Baillie misses second Parrsboro debate on same day
© Andrew Wagstaff - cumberlandnewsnow.com
Cumberland South candidates (from left) Bruce McCulloch of the Green Party, Larry Duchesne of the NDP, and Kenny John Jackson of the Liberal Party took part in a candidates' debate held at Ship's Company Theatre on Oct. 2. Progressive Conservative candidate Jamie Baillie did not participate.
PARRSBORO – Three of the four Cumberland South candidates gathered for their second debate on the same date in Parrsboro Wednesday evening, once again without the presence of their incumbent.
Progressive Conservative leader Jamie Baillie was once again a no-show, having already missed the debate held earlier in the afternoon at Parrsboro Regional High School. Those who were present at Ship’s Company Theatre for the event were NDP candidate Larry Duchesne, Liberal Kenny John Jackson, and Green Party candidate Bruce McCulloch.
The candidates agreed on more issues than they disagreed on, with all three supporting more promotion of arts, tourism and culture, more long-term care beds for Parrsboro, and a continued moratorium on fracking until proven it can be done safely.
The discussion of power rates drew a wider range of opinion, with Jackson touting the Liberal commitment to eliminating the monopoly of Nova Scotia Power and introducing competition to the market, while Duchesne said the Muskrat Falls deal with Newfoundland and Labrador will stabilize rates over the long term. McCulloch went in the opposite direction, arguing against lower rates.
“Let’s not distort our marketplace by dropping the HST on an area where we should conserve,” he said. “In Denmark, power rates are three times as high as ours, but their bills are lower because over time they have managed their homes and energy so they are not paying as much. We need to move in the same direction.”
On how to improve the economy in Cumberland South, McCulloch said Parrsboro needs to be promoted as a year-round arts community, while Duchesne said he would fight for spin-offs from the Halifax shipbuilding contract. Jackson said he would pursue a development plan to create more employment in the region.
Discussing the high poverty level in Cumberland South, Jackson said he would fight to provide more affordable housing, telling the story of a woman he met while campaigning who is left to live on $14 after all her monthly bills are paid. Duchesne said the NDP government has taken some initiative toward poverty reduction, such as the Poverty Reduction Tax Credit, but said there is still a long way to go. The Green Party supports a guaranteed income level, according to McCulloch.
The differing party positions on health care administration were presented, with Duchesne and McCulloch arguing to keep the current system of district health authorities in place, while Jackson said the Liberals would save $13 million by reducing administration to four regional boards, and hire more doctors and nurses in the process.
“Collaborative care centres are an example of how health care has been delivered better (by the NDP),” said Duchesne.
“The CECs are working just fine,” agreed Jackson. “The only problem is if we lose one or two doctors from that practice. That’s why we need to bring more doctors to the area.”

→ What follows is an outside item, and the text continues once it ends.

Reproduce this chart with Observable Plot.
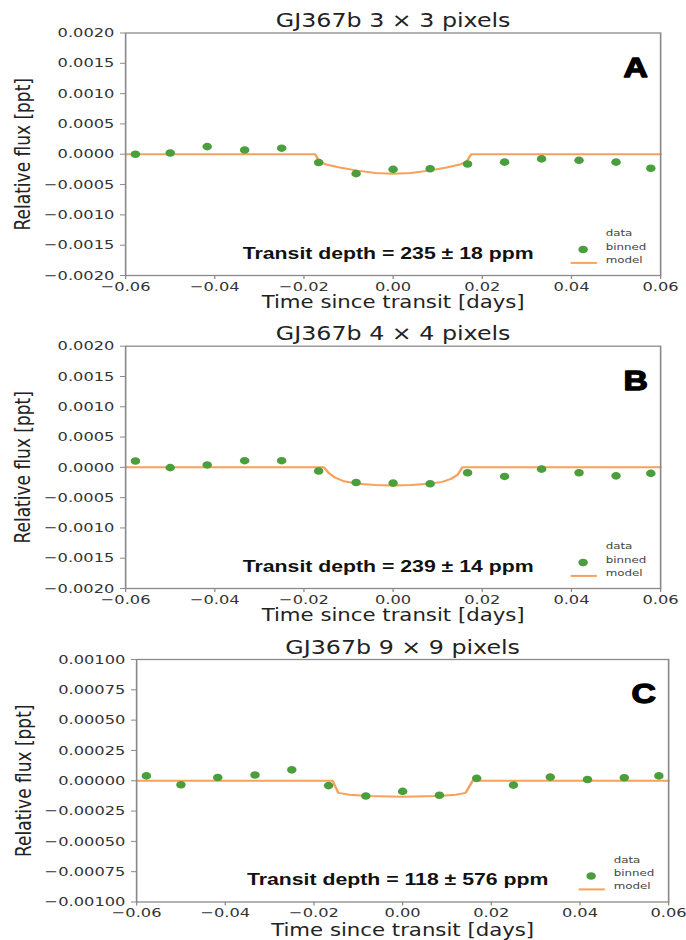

Duchesne admitted that the NDP government has not done everything he wanted it to do, but now that the budget is balanced, he said he is confident it can move forward in areas such as social programs.
“The government took a really bad deficit and turned it into a balanced budget,” he said. “Only the NDP was prepared to fight for the good-paying jobs like the shipyard contract. It’s an investment in the future of our young people that will be felt across Nova Scotia.”
McCulloch admitted that he will not be elected on Oct. 8, but urged as many voters as possible to show their support for the Green Party, which he described as “fiscally conservative, socially progressive, free market environmentalists.”
Jackson took the only apparent jabs at Baillie’s absence with his repeated assertion that “local matters.”
“I chose to run under the Liberal banner because of people like Stephen McNeil, who is also from a rural community and understands the challenges we face every day,” he said. “As your MLA, I will be visible, I will be vocal, and I will be accountable to every one of you.”
David Beattie, Parrsboro and District Board of Trade president and moderator of the event with local radio reporter Bruce Wark, read prepared opening and closing statement from Baillie, reviewing some of his accomplishments of the past three years, including road and bridge repairs, anti-bullying lobbying, and the efforts to have fees waived at Cape Chignecto Provincial Park.
Baillie was elected in Cumberland South in a byelection in 2010 following the resignation of former MLA and cabinet minister Murray Scott.